= Work instructions =
Repeat the listing exactly as given, omitting every image.

--- Begin Collected material ---

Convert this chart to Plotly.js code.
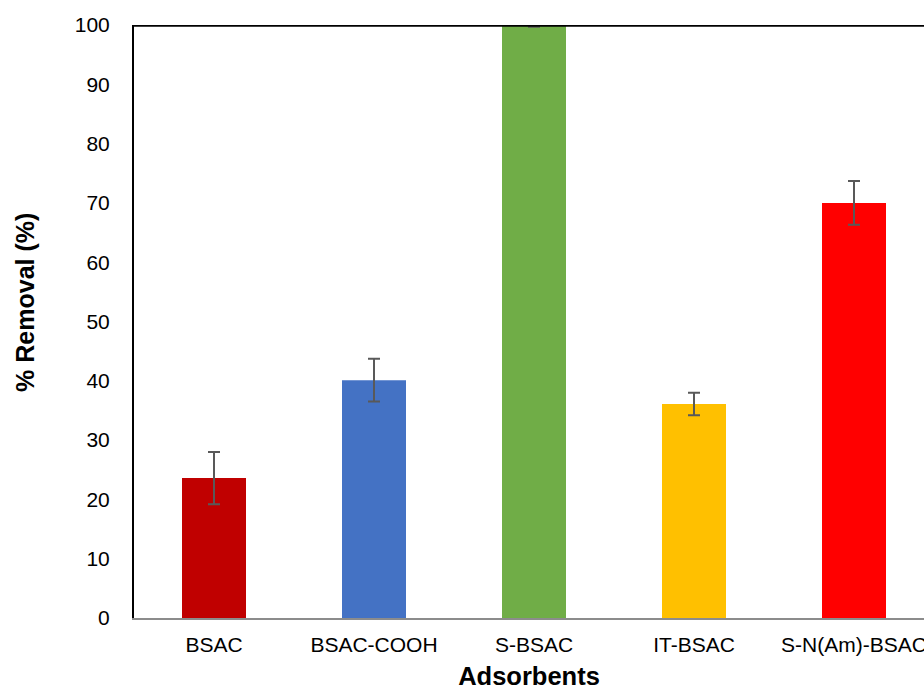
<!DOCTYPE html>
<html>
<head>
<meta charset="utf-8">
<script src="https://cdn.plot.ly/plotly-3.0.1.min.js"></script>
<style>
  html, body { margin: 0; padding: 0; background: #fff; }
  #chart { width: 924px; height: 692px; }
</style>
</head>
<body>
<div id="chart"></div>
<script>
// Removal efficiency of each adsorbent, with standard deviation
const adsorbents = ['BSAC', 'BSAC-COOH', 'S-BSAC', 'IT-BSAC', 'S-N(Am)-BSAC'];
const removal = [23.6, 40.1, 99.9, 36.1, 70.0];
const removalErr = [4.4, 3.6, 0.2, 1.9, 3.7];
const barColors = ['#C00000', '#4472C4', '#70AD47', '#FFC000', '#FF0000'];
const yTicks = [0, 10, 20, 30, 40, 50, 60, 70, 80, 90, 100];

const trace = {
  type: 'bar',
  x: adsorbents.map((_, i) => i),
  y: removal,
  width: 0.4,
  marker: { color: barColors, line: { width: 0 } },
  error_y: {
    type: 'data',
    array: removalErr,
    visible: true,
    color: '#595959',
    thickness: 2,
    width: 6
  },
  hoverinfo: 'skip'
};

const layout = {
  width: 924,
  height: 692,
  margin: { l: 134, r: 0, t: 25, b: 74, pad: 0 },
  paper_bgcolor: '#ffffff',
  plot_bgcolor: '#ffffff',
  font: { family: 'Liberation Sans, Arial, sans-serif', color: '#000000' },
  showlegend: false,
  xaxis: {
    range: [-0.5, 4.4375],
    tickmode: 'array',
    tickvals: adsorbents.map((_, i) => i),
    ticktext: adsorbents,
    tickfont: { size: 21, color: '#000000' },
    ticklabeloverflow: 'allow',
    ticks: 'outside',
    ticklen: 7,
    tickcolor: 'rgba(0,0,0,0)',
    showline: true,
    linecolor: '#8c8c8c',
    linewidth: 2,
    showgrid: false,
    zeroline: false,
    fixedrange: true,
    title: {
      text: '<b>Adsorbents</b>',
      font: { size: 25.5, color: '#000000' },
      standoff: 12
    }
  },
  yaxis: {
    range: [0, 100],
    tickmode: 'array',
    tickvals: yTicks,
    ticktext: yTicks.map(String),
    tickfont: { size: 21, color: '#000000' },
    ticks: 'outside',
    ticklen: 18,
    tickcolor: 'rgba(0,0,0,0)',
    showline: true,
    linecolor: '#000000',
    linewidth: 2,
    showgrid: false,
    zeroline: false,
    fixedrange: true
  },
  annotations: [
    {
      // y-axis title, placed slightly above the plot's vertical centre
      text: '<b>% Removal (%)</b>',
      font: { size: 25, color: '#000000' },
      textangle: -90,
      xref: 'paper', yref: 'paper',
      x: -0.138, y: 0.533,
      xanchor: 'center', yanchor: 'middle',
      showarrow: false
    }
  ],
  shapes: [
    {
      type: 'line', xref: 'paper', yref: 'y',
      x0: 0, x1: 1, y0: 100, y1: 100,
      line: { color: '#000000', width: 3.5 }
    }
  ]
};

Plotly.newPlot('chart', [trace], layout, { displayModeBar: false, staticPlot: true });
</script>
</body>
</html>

--- End Collected material ---

= Result of this exercise =
Convert this chart to Plotly.js code.
<!DOCTYPE html>
<html>
<head>
<meta charset="utf-8">
<script src="https://cdn.plot.ly/plotly-3.0.1.min.js"></script>
<style>
  html, body { margin: 0; padding: 0; background: #fff; }
  #chart { width: 924px; height: 692px; }
</style>
</head>
<body>
<div id="chart"></div>
<script>
// Removal efficiency of each adsorbent, with standard deviation
const adsorbents = ['BSAC', 'BSAC-COOH', 'S-BSAC', 'IT-BSAC', 'S-N(Am)-BSAC'];
const removal = [23.6, 40.1, 99.9, 36.1, 70.0];
const removalErr = [4.4, 3.6, 0.2, 1.9, 3.7];
const barColors = ['#C00000', '#4472C4', '#70AD47', '#FFC000', '#FF0000'];
const yTicks = [0, 10, 20, 30, 40, 50, 60, 70, 80, 90, 100];

const trace = {
  type: 'bar',
  x: adsorbents.map((_, i) => i),
  y: removal,
  width: 0.4,
  marker: { color: barColors, line: { width: 0 } },
  error_y: {
    type: 'data',
    array: removalErr,
    visible: true,
    color: '#595959',
    thickness: 2,
    width: 6
  },
  hoverinfo: 'skip'
};

const layout = {
  width: 924,
  height: 692,
  margin: { l: 134, r: 0, t: 25, b: 74, pad: 0 },
  paper_bgcolor: '#ffffff',
  plot_bgcolor: '#ffffff',
  font: { family: 'Liberation Sans, Arial, sans-serif', color: '#000000' },
  showlegend: false,
  xaxis: {
    range: [-0.5, 4.4375],
    tickmode: 'array',
    tickvals: adsorbents.map((_, i) => i),
    ticktext: adsorbents,
    tickfont: { size: 21, color: '#000000' },
    ticklabeloverflow: 'allow',
    ticks: 'outside',
    ticklen: 7,
    tickcolor: 'rgba(0,0,0,0)',
    showline: true,
    linecolor: '#8c8c8c',
    linewidth: 2,
    showgrid: false,
    zeroline: false,
    fixedrange: true,
    title: {
      text: '<b>Adsorbents</b>',
      font: { size: 25.5, color: '#000000' },
      standoff: 12
    }
  },
  yaxis: {
    range: [0, 100],
    tickmode: 'array',
    tickvals: yTicks,
    ticktext: yTicks.map(String),
    tickfont: { size: 21, color: '#000000' },
    ticks: 'outside',
    ticklen: 18,
    tickcolor: 'rgba(0,0,0,0)',
    showline: true,
    linecolor: '#000000',
    linewidth: 2,
    showgrid: false,
    zeroline: false,
    fixedrange: true
  },
  annotations: [
    {
      // y-axis title, placed slightly above the plot's vertical centre
      text: '<b>% Removal (%)</b>',
      font: { size: 25, color: '#000000' },
      textangle: -90,
      xref: 'paper', yref: 'paper',
      x: -0.138, y: 0.533,
      xanchor: 'center', yanchor: 'middle',
      showarrow: false
    }
  ],
  shapes: [
    {
      type: 'line', xref: 'paper', yref: 'y',
      x0: 0, x1: 1, y0: 100, y1: 100,
      line: { color: '#000000', width: 3.5 }
    }
  ]
};

Plotly.newPlot('chart', [trace], layout, { displayModeBar: false, staticPlot: true });
</script>
</body>
</html>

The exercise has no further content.